How to prove " multiplicative inverse of inverse of $a$ is $a$ itself" ( with $a$, say, a real number) in basic arithmetics? ( $\frac{1}{1/a}$ = $a$.) Suppose I want to treat basic arithmetics on real numbers as a little deductive system ( without using abstract algebra). 
In order to prove the " divide by a fraction " rule ( $\frac{a}{b/c}$ = $\frac{ac}{b}$), I need the " inverse of inverse rule" (  How to deduce the "divide by a fraction" formula from the definition of division), namely : 
$\frac{1} {1/a}$ = $a$  ( provided a is not equal to 0). 
How can this rule be proved without using the " divide by a fraction" rule? 

I have done this : 
Assuming 


*

*for all $a$, $\frac aa$$=$$1$ ( provided $a$ is not null) 

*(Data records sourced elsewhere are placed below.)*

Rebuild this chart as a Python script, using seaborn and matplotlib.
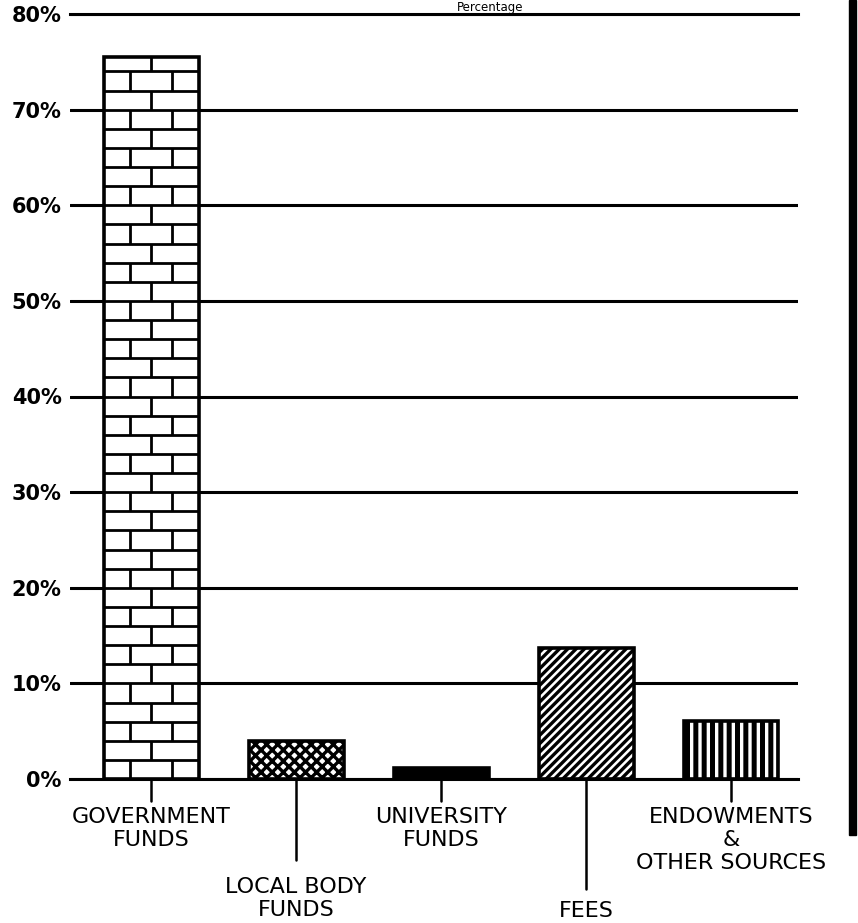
import matplotlib
matplotlib.use("Agg")
import matplotlib.pyplot as plt
import matplotlib.transforms as mtransforms
from matplotlib.patches import Rectangle
import seaborn as sns
import pandas as pd

# ---- data ----
categories = ["GOVERNMENT\nFUNDS", "LOCAL BODY\nFUNDS", "UNIVERSITY\nFUNDS",
              "FEES", "ENDOWMENTS\n&\nOTHER SOURCES"]
shares = [75.5, 4.0, 1.2, 13.7, 6.1]
ytick_values = [0, 10, 20, 30, 40, 50, 60, 70, 80]
ytick_labels = ["0%", "10%", "20%", "30%", "40%", "50%", "60%", "70%", "80%"]
title_text = "Percentage"

# ---- style ----
sns.set_style("white")
plt.rcParams["font.family"] = ["DejaVu Sans"]
plt.rcParams["text.color"] = "black"
plt.rcParams["ytick.color"] = "black"
plt.rcParams["hatch.linewidth"] = 1.8
plt.rcParams["hatch.color"] = "black"

df = pd.DataFrame({"source": categories, "share": shares})

W, H = 858, 923
fig = plt.figure(figsize=(W / 100, H / 100), dpi=100)
ax = fig.add_axes([70 / W, 1 - 779 / H, (798 - 70) / W, (779 - 14) / H])

fills = ["white", "white", "black", "white", "white"]
sns.barplot(data=df, x="source", y="share", hue="source", palette=fills,
            legend=False, width=0.655, edgecolor="black", linewidth=2.6,
            saturation=1, ax=ax, zorder=3)

hatches = [None, "xxx", None, "////", "||"]
hatch_lw = [None, 2.4, None, 2.4, 3.6]
bars = ax.patches[:len(categories)]
for p, h, lw in zip(bars, hatches, hatch_lw):
    if h:
        p.set_hatch(h)
        if hasattr(p, "set_hatch_linewidth"):
            p.set_hatch_linewidth(lw)

# brick pattern on the first bar (derived from bar geometry)
gb = bars[0]
x0, w, top = gb.get_x(), gb.get_width(), gb.get_height()
xc = x0 + w / 2
row_h = 2.0
brick_half = 0.145
yy = 0.0
row = 0
while yy < top:
    y1 = min(yy + row_h, top)
    if y1 < top:
        ax.plot([x0, x0 + w], [y1, y1], color="black", lw=2.0, zorder=4,
                solid_capstyle="butt")
    xs = [xc - brick_half, xc + brick_half] if row % 2 == 0 else [xc]
    for xv in xs:
        ax.plot([xv, xv], [yy, y1], color="black", lw=2.0, zorder=4,
                solid_capstyle="butt")
    yy += row_h
    row += 1

# axes cosmetics
ax.set_xlim(-0.559, 4.462)
ax.set_ylim(0, 80)
ax.set_yticks(ytick_values)
ax.set_yticklabels(ytick_labels, fontsize=15, fontweight="bold", color="black")
ax.tick_params(axis="y", length=0, pad=6)
ax.set_xticks([])
ax.set_xlabel("")
ax.set_ylabel("")
ax.set_axisbelow(True)
ax.yaxis.grid(True, color="black", linewidth=2.2)
for s in ["left", "right"]:
    ax.spines[s].set_visible(False)
for s in ["top", "bottom"]:
    ax.spines[s].set_visible(True)
    ax.spines[s].set_color("black")
    ax.spines[s].set_linewidth(2.2)
ax.spines["bottom"].set_zorder(5)

# category label leader lines and labels below the axis
ax_h_px = 779 - 14
trans = mtransforms.blended_transform_factory(ax.transData, ax.transAxes)
line_len_px = [22, 81, 22, 110, 22]
label_top_px = [28, 98, 28, 122, 28]
for i, (cat, ll, lt) in enumerate(zip(categories, line_len_px, label_top_px)):
    ax.plot([i, i], [0, -ll / ax_h_px], color="black", lw=1.8,
            transform=trans, clip_on=False)
    ax.text(i, -lt / ax_h_px, cat, transform=trans, ha="center", va="top",
            fontsize=16, linespacing=1.2, multialignment="center",
            color="black")

# small title at the top edge
fig.text(490 / W, 1 - 1 / H, title_text, ha="center", va="top",
         fontsize=8.5, color="black")

# dark scan edge at right
fig.patches.append(Rectangle((849 / W, 1 - 835 / H), 7 / W, 835 / H,
                             transform=fig.transFigure, color="black",
                             zorder=10))

fig.savefig("out.png", dpi=100)
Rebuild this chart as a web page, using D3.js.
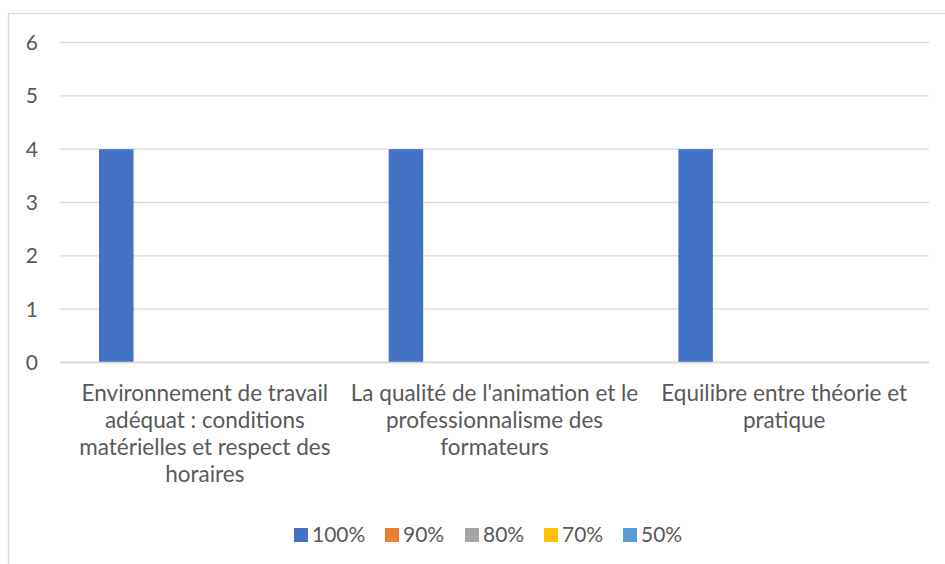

*for all $a$, $b$, $\frac ab$$=$$a\times\frac 1b$ ( provided $b$ is not null) 

*number $1$ is the identity element for multiplication and for division. 

*for all $a,b,c,d$, $\frac {ac}{bd}$ $=$ $\frac ab\times\frac cd$ ( with $c,d$ not equal to $0$). 
$\frac{1}{\frac 1a}$= $\frac{\frac aa}{\frac 1a}$= $\frac{\frac a1\times\frac 1a} {1\times\frac 1a}$= $\frac {\frac a1}{1}\times\frac{\frac 1a}{\frac 1a}$= $\frac a1\times1$= $a\times1$= $a$ 
provided $a$ is not null. 
 A: Multiply both sides by the inverse of $a$. You know from the definition of inverse that $$a\cdot\frac 1a=\frac1a \cdot a=1$$
Then the right hand side is $1$
On the left hand side use that the inverse of $a$ is $b$. then you have $$\frac 1{1/a}\cdot \frac 1a=\frac 1b\cdot b=1$$
Subtract first term and last term from the two lines and you get 
$$\left(\frac1{1/a}-a\right)\frac 1a=0$$
We multiply both sides by $a$, then move $a$ to the right hand side. 
The only thing that I used are associativity, commutativity, definition of inverse, $a\ne 0$ and $1/a\ne 0$. 
A: Suppose $a \ne 0$. Then there exists a real number, $\dfrac 1a$, such that 
$$a \cdot \dfrac 1a = \dfrac 1a \cdot a = 1$$ Since $\dfrac 1a = 0$ would lead to the contradiction $1 = a \cdot\dfrac 1a = 0$, we must have $\dfrac 1a \ne 0$. So there exists a real number $b$ such that $\dfrac 1a \cdot b = b \cdot \dfrac 1a = 1$ and, by definition, $b = \dfrac{1}{1/a}$. So 
$\dfrac 1a \cdot a = 1 = \dfrac 1a \cdot \dfrac{1}{1/a}$. Hence
$$\dfrac 1a \cdot a = \dfrac 1a \cdot \dfrac{1}{1/a}$$
Multiplying both sides, on the left, by $a$ and simplifying results in 
$a = \dfrac{1}{1/a}$.
A: Let $b$ denote the multiplicative inverse of $a$, so $xb=bx=1$ with $x=a$. But the first of these equations in $x$ is the definition of the multiplicative inverse of $b$.